All origins, all beginnings presuppose the existence of a flow of time. Our imagination, our language and our thought are incapable of conceiving the non-existence of a beginning. We cannot conceive of anything in the world where a non-beginning is not also a non-existence. If it exists it must have had a beginning. There is no branch of science or field of study or area of thought which is not based on causality. We perceive the world around us through the eyes of causality. We perceive what is and look for what caused what is. We do not question that what is must have had a cause. We do not question either that what will be, will be caused by and follow what is. But causality pre-supposes the existence of a flow of time.
But there is no philosophy or theology or science which can explain
- what time is, and
- what causes time to flow
One could say that it is the existence of the flow of time which brings about causality. Causality is itself caused by time.
“Perhaps the simplest and easiest to understand is the argument of the First Cause. (It is maintained that everything we see in this world has a cause, and as you go back in the chain of causes further and further you must come to a First Cause, and to that First Cause you give the name of God). That argument, I suppose, does not carry very much weight nowadays, because, in the first place, cause is not quite what it used to be. The philosophers and the men of science have got going on cause, and it has not anything like the vitality it used to have; but, apart from that, you can see that the argument that there must be a First Cause is one that cannot have any validity. I may say that when I was a young man and was debating these questions very seriously in my mind, I for a long time accepted the argument of the First Cause, until one day, at the age of eighteen, I read John Stuart Mill’s Autobiography, and I there found this sentence: ‘My father taught me that the question, “Who made me?” cannot be answered, since it immediately suggests the further question, “Who made God?” ’ That very simple sentence showed me, as I still think, the fallacy in the argument of the First Cause. If everything must have a cause, then God must have a cause. If there can be anything without a cause, it may just as well be the world as God, so that there cannot be any validity in that argument. It is exactly of the same nature as the Hindu’s view, that the world rested upon an elephant and the elephant rested upon a tortoise; and when they said, ‘How about the tortoise?’ the Indian said, ‘Suppose we change the subject.’ The argument is really no better than that. There is no reason why the world could not have come into being without a cause; nor, on the other hand, is there any reason why it should not have always existed. There is no reason to suppose that the world had a beginning at all. The idea that things must have a beginning is really due to the poverty of our imagination. Therefore, perhaps, I need not waste any more time upon the argument about the First Cause.” – Bertrand Russel – 1927
Time, or space-time nowadays, is sometimes considered as a river. The analogy with fluid flow does not help greatly and only raises further questions. Fluids flow (over time and space) as a causal consequence of forces and energies which are not in balance and which seek balance.
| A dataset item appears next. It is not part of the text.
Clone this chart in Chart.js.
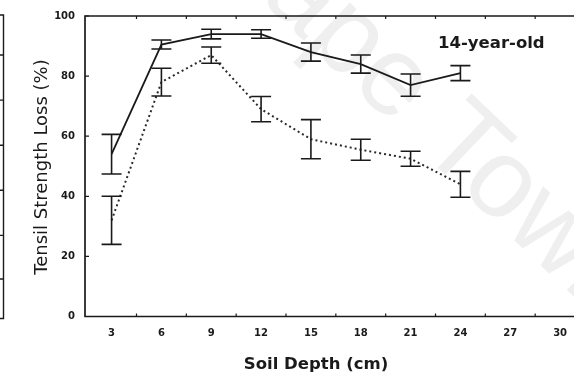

Fluids flow from a higher pressure to a lower (in a gas pipeline), from a higher level of potential energy to a lower (in a river) or by being physically forced from one location to another (in a pump or a compressor). In the fluid analogy it is particles of the the fluid which are transported over space and time.
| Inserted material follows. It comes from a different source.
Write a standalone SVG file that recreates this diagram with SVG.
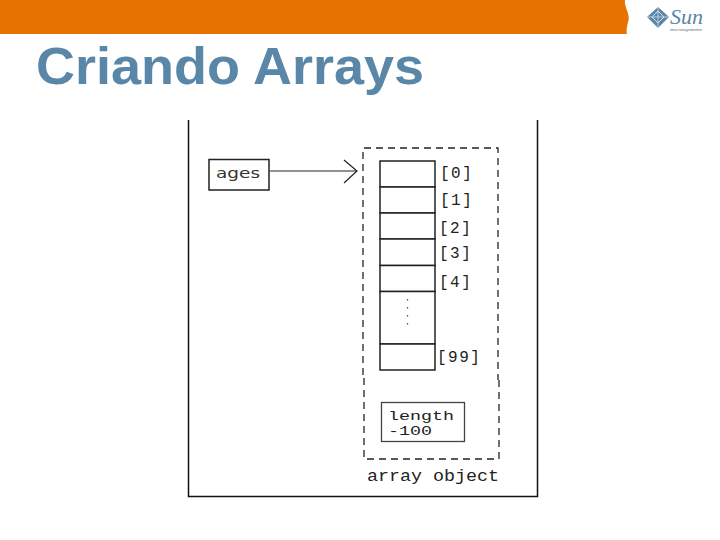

If the flow of time is a river then what exactly is being transported? What then is the imbalance, and in what property or state which causes the transportation of the magical thing called time? Rather than addressing the First Cause, perhaps we should be addressing the First Questions.
What is time? and Why does it flow?
The existence of time precedes beginnings. The flow of time precedes causality. The problem of course is that without time, beginning and precede are undefined.